Google Wave – The Email Killer (Not)

I’ve found the recent commentary on Google’s decision to shut down Google Wave rather entertaining, and sometimes annoying. For several reasons. Here are a few:

 

  1. I wasn’t impressed with Wave in the first place. I watched the big overblown video announcement at Google I/O, and I was excited at the time, but amidst all the hype and chatter about how “exciting” it was, I couldn’t figure out what the heck it was. What is Wave? What does it do? Why should people care? None of these questions were answered sufficiently in that initial release, or soon enough afterwards.
  2. Accessibility. If I even understand it correctly, you needed to have a Wave account and so did the people you wanted to communicate with as well. This is fine in one perspective (social media applications like Facebook and Twitter do this), but it prevented Google from accomplishing their stated goal of completely “replacing email.” The big reason why email is one of the most popular uses for the web is that it’s so universal. When I send an email to someone, I don’t necessarily know what email client he or she is using, and I don’t care, because it doesn’t affect me. But the limitation that Wave had would be the equivalent of my only being able to email other @mac.com users with my @mac email address, which is worthless.
  3. Google Wave was touted as being an “email killer.” What? Anything deemed a fill-in-the-blank “killer” is doomed to fail. There is no demand for product “killers.” There’s only a demand for “killer products.” Did consumers start using Google because it was a “Yahoo killer”? No. Did kids sign up for Facebook because it was a MySpace killer? Nope. People aren’t sitting around, working on their computers and thinking “This application sucks. I sure wish someone would create a new application to kill this one.” That’s ridiculous. People sign up for programs only if they’re cool and they work well. Think about your own use: when was the last time you signed up for anything because it was a product killer? I’m a Mac user, and I love to brag about how the Mac platform is a zillion times better than Windows (and it really is), but I’d never call Mac a “Windows killer.” Geez, I work in a strange industry. People in tech say really weird things sometimes. It’s like sensationalist journalism that thrives on overblown hype and manufactured outrage to try to sell a story.
  4. Lack of demand. Years ago, Google Maps was such a massive hit because there was a huge demand for it. People had a need for it as soon as it came out (and even before then, actually). Google Wave, on the other hand,  failed because there wasn’t demand for it, and people just couldn’t figure out what it was. It was too ethereal. Seriously, what on earth was it? In the video of the launch, they said it was “email, if it was invented today.” What? Email wasn’t invented today, and people are too used to using email as it is.
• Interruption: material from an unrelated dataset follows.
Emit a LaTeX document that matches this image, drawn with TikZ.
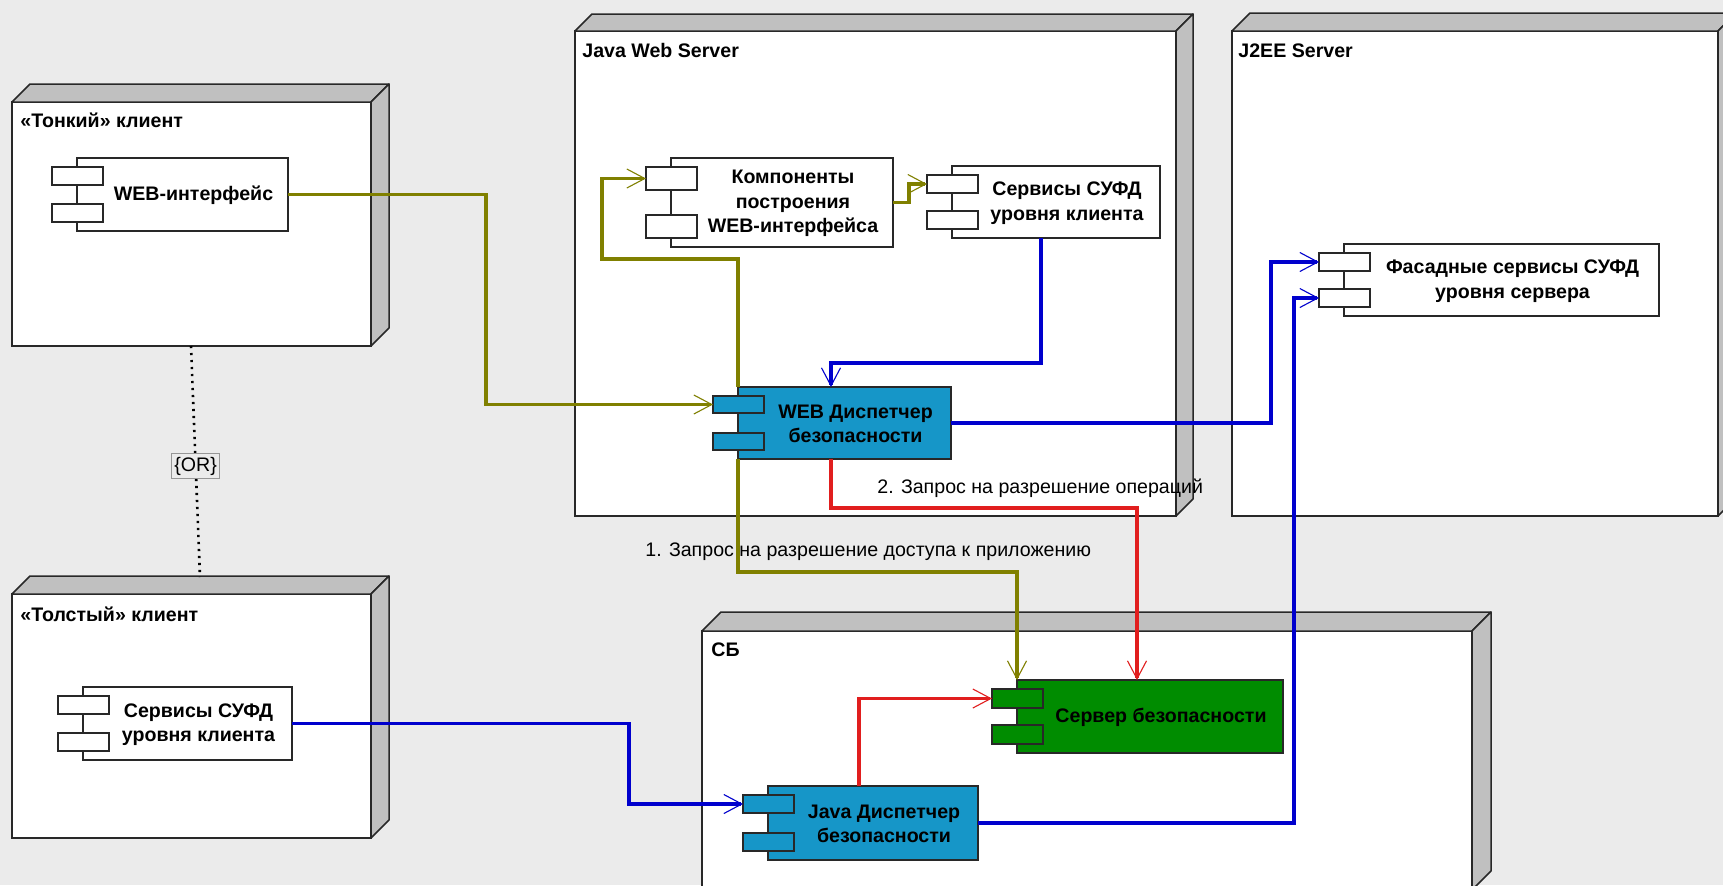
\documentclass[tikz,border=0pt]{standalone}
\usepackage{fontspec}
\setmainfont{Liberation Sans}
\usetikzlibrary{arrows.meta,calc}
\definecolor{bg}{RGB}{235,235,235}
\definecolor{side}{RGB}{192,192,192}
\definecolor{edge}{RGB}{40,40,40}
\definecolor{oliv}{RGB}{128,128,0}
\definecolor{blu}{RGB}{0,0,205}
\definecolor{rd}{RGB}{225,30,30}
\definecolor{cyanfill}{RGB}{22,150,200}
\definecolor{grn}{RGB}{0,140,0}
\definecolor{orbox}{RGB}{150,150,150}
% deployment node: name, x1, y1, x2, y2, depth
\newcommand\dnode[6]{%
  \node[frontface, minimum width={(#4-#2)*0.5pt}, minimum height={(#5-#3)*0.5pt}] (#1) at ({(#2+#4)/2},{(#3+#5)/2}) {};
  \filldraw[sideface] (#1.north west) -- ++(#6,-#6) -- ($(#1.north east)+(#6,-#6)$) -- (#1.north east) -- cycle;
  \filldraw[sideface] (#1.north east) -- ++(#6,-#6) -- ($(#1.south east)+(#6,-#6)$) -- (#1.south east) -- cycle;
}
% component: name, x1, y1, x2, y2, fill, port height, text
\newcommand\compo[8]{%
  \node[compbody, fill=#6, minimum width={(#4-#2)*0.5pt}, minimum height={(#5-#3)*0.5pt}] (#1) at ({(#2+#4)/2},{(#3+#5)/2}) {};
  \node[compport, fill=#6, minimum height={#7*0.5pt}, anchor=north west] (#1-a) at ($(#1.north west)+(-25,9)$) {};
  \node[compport, fill=#6, minimum height={#7*0.5pt}, anchor=south west] (#1-b) at ($(#1.south west)+(-25,-9)$) {};
  \node[comptext] (#1-t) at ($(#1.center)+(11,1)$) {#8};
}
\begin{document}
\begin{tikzpicture}[x=0.5pt,y=-0.5pt,
  frontface/.style={draw=edge, fill=white, line width=0.75pt, inner sep=0pt, outer sep=0pt},
  sideface/.style={draw=edge, fill=side, line width=0.75pt, line join=round},
  compbody/.style={draw=edge, line width=0.75pt, inner sep=0pt, outer sep=0pt},
  compport/.style={draw=edge, line width=0.75pt, inner sep=0pt, outer sep=0pt, minimum width=25.5pt},
  comptext/.style={font=\bfseries\fontsize{9.8pt}{12.3pt}\selectfont, align=center, inner sep=0pt},
  titletext/.style={font=\bfseries\fontsize{9.8pt}{12pt}\selectfont, anchor=base west, inner sep=0pt},
  msgtext/.style={font=\fontsize{9.8pt}{12pt}\selectfont, anchor=base west, inner sep=0pt},
  conn/.style={line width=1.6pt, line join=miter, -{Straight Barb[length=9pt,width=9.5pt,line width=0.55pt]}},
  olconn/.style={conn, draw=oliv},
  blconn/.style={conn, draw=blu},
  rdconn/.style={conn, draw=rd},
  ordots/.style={line width=1.3pt, dash pattern=on 1.1pt off 2.4pt, draw=black},
  orlabel/.style={draw=orbox, fill=bg, line width=0.5pt, inner xsep=1.5pt, inner ysep=1.5pt, font=\fontsize{9.8pt}{12pt}\selectfont}
]
\useasboundingbox (0,0) rectangle (1723,885);
\clip (0,0) rectangle (1723,885);
\fill[bg] (0,0) rectangle (1723,885);

% deployment nodes
\dnode{thin}{12}{102}{371}{346}{18}
\dnode{thick}{12}{594}{371}{838}{18}
\dnode{jws}{575}{31}{1176}{516}{17}
\dnode{jee}{1232}{31}{1718}{516}{18}
\dnode{sbn}{702}{631}{1472}{890}{19}

\node[titletext] (thinT) at (20,127) {«Тонкий» клиент};
\node[titletext] (thickT) at (20,621) {«Толстый» клиент};
\node[titletext] (jwsT) at (582,57) {Java Web Server};
\node[titletext] (jeeT) at (1238,57) {J2EE Server};
\node[titletext] (sbT) at (711,656) {СБ};

% components
\compo{web}{77}{158}{288}{231}{white}{18}{WEB-интерфейс}
\compo{komp}{671}{158}{893}{247}{white}{23}{Компоненты\\построения\\WEB-интерфейса}
\compo{servtop}{952}{166}{1160}{238}{white}{18}{Сервисы СУФД\\уровня клиента}
\compo{wdisp}{738}{387}{951}{459}{cyanfill}{17}{WEB Диспетчер\\безопасности}
\compo{fasad}{1344}{244}{1659}{316}{white}{18}{Фасадные сервисы СУФД\\уровня сервера}
\compo{srv}{1017}{680}{1283}{753}{grn}{19}{Сервер безопасности}
\compo{jdisp}{768}{786}{978}{860}{cyanfill}{18}{Java Диспетчер\\безопасности}
\compo{thserv}{83}{687}{292}{760}{white}{18}{Сервисы СУФД\\уровня клиента}

% OR constraint
\coordinate (orA) at ($(thin.south west)+(179,0)$);
\coordinate (orB) at ($(thick.north west)+(188,-17)$);
\draw[ordots] (orA) -- (orB);
\node[orlabel] (orL) at ($(orA)!0.52!(orB)$) {\{OR\}};

% connectors
\draw[olconn] (web.east) -- ++(198,0) |- (wdisp-a.west);
\draw[olconn] (wdisp.north west) -- ++(0,-128) -- ++(-136,0) |- (komp-a.west);
\draw[olconn] (komp.east) -- ++(16,0) |- (servtop-a.west);
\draw[olconn] (wdisp.south west) -- ++(0,113) -| (srv.north west);
\draw[blconn] ($(servtop.south west)+(89,0)$) -- ++(0,125) -| ($(wdisp.north west)+(93,0)$);
\draw[blconn] (wdisp.east) -- ++(320,0) |- (fasad-a.west);
\draw[blconn] (jdisp.east) -- ++(316,0) |- (fasad-b.west);
\draw[blconn] (thserv.east) -- ++(337,0) |- (jdisp-a.west);
\draw[rdconn] ($(wdisp.south west)+(93,0)$) -- ++(0,49) -| ($(srv.north west)+(120,0)$);
\draw[rdconn] ($(jdisp.north west)+(91,0)$) |- (srv-a.west);

% messages
\node[msgtext] (msg1) at (645,556) {1. Запрос на разрешение доступа к приложению};
\node[msgtext] (msg2) at (877,493) {2. Запрос на разрешение операций};
\end{tikzpicture}
\end{document}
They’ve been using it—largely unchanged—for almost twenty years. It’s the most popular service on the entire internet. You aren’t going to change that one time, in one release, with one product. Not even Google can do that.
  5. Unattainable. Google’s model of having invitation-only access to a program right after launch is a good idea, and gets people excited, but prevents mass-scale adoption, which would be necessary in order to take on a challenge as huge as re-thinking email. The whole idea was far, far too ambitious.